Entertainment facilities were not included in the MP1 entitlements provided to Qasmi but his membership of Islamabad Club was paid for by PTV, along with an additional monthly expense of Rs 543,153. The club membership was approved by the PTV managing director (S M Gardezi).
The report stated that two official vehicles were allocated to Qasmi when he was allowed to retain only one. The report further revealed that Qasmi’s telephone expenses for his Islamabad office, guesthouses and mobile phone were calculated at Rs 123,789, around 22,000 and Rs 0.42 million respectively. The report mentioned that he was not entitled to these privileges.
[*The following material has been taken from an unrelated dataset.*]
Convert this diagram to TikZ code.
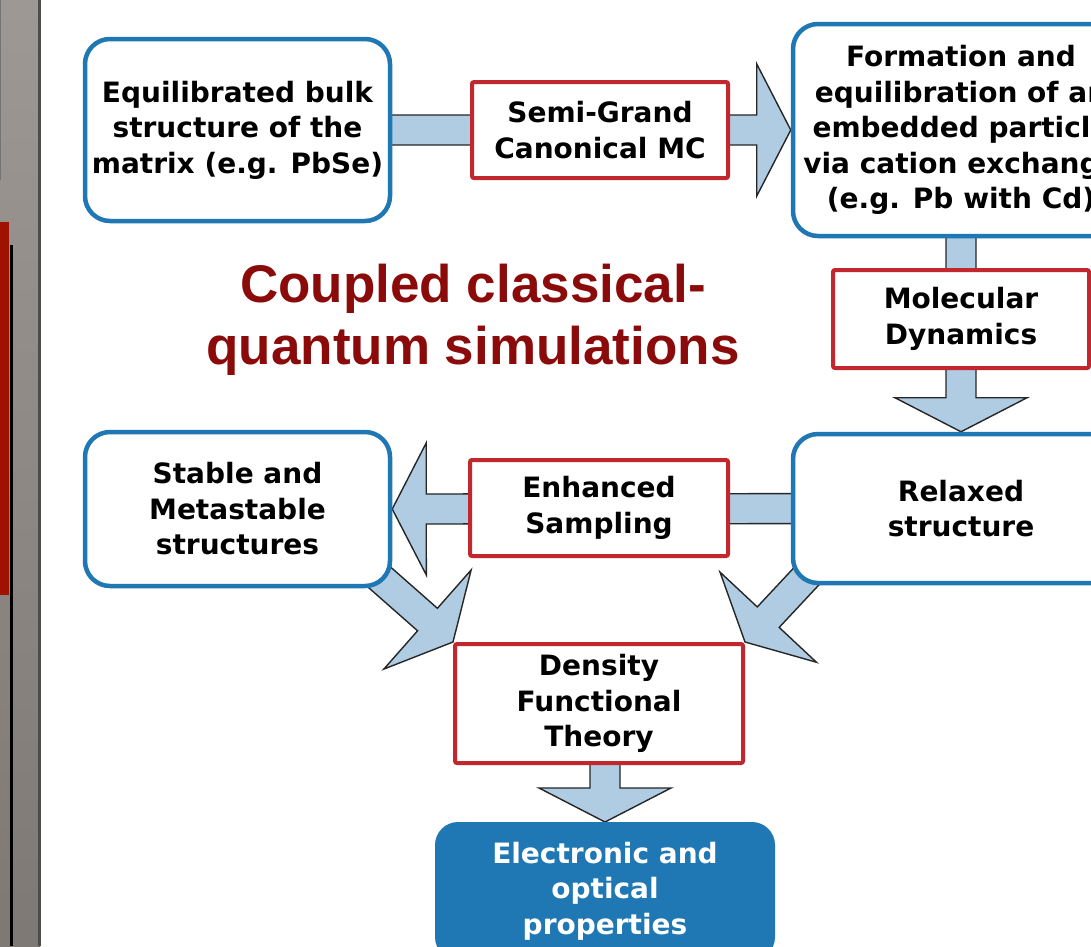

He also used Rs 57.01 million for house rent, the salary of the cook, purchase of items and guesthouse expenses. The report said that the PTV MD stayed at a guesthouse of Shalimar Recording and Broadcasting Corporation Limited (SRBC) from January 2016 to December 2017 (730 nights) without seeking prior written or verbal approval from PTV. The invoice was sent to PTV by SRBC on January 3, 2018, and had not been settled yet, according to PTV officials.
Moreover, the report also showed that the expenses incurred on the renovation of the chairman’s office amounted to Rs 2.4 million. Mr Qasmi got his office’s retiring room and PSO’s office renovated, and due to these urgent requirements, tendering requirements of PPRA rules were not followed. A photograph of the office (before renovation) contradicts the urgent need of renovation. Approval was provided by the Managing Director (Muhammad Malick).
Further, the documents stated that Rs 1.3 million were wasted on the chairman’s camp office in Lahore. It highlighted that no former chairman had ever occupied a camp office in Lahore.
It also revealed that Qasmi used funds worth Rs 59 million for a programme, titled ‘Koye Hu’unn ki Justaju’, against the entitled amount of Rs 9.7 million.
The report also highlighted that press advertisement expenses amounted to Rs 55 million against the allocated amount of Rs 65 million. He also misused his administrative power by firing 10 working directors of PTV, the report added.
Meanwhile, the Supreme Court (SC) on Tuesday granted two weeks to the former chairperson of PTV Attaul Haq Qasmi for submission of objections on the above-mentioned audit report.
A three-member bench, headed by Chief Justice of Pakistan (CJP) Saqib Nisar, heard the case regarding the alleged illegal appointment of Qasmi in the state-run television facility.
During the hearing, Nisar remarked that the court would decide whether Qasmi’s appointment was legal or illegal. He further said that appointees would pay the price for making an illegal appointment.
The additional attorney general informed the top court that the audit report had been completed and per the report, the PTV chairperson was not getting a salary. The apex court was also informed that the former PTV chairperson was entitled to use one official vehicle, whereas he had used more than two vehicles.
The court handed over a copy of the audit report to the Qasmi’s counsel. The counsel requested the court to grant him four weeks to file a reply. On this, the chief justice gave Qasmi’s counsel to come up with a reply in two weeks and adjourned the hearing.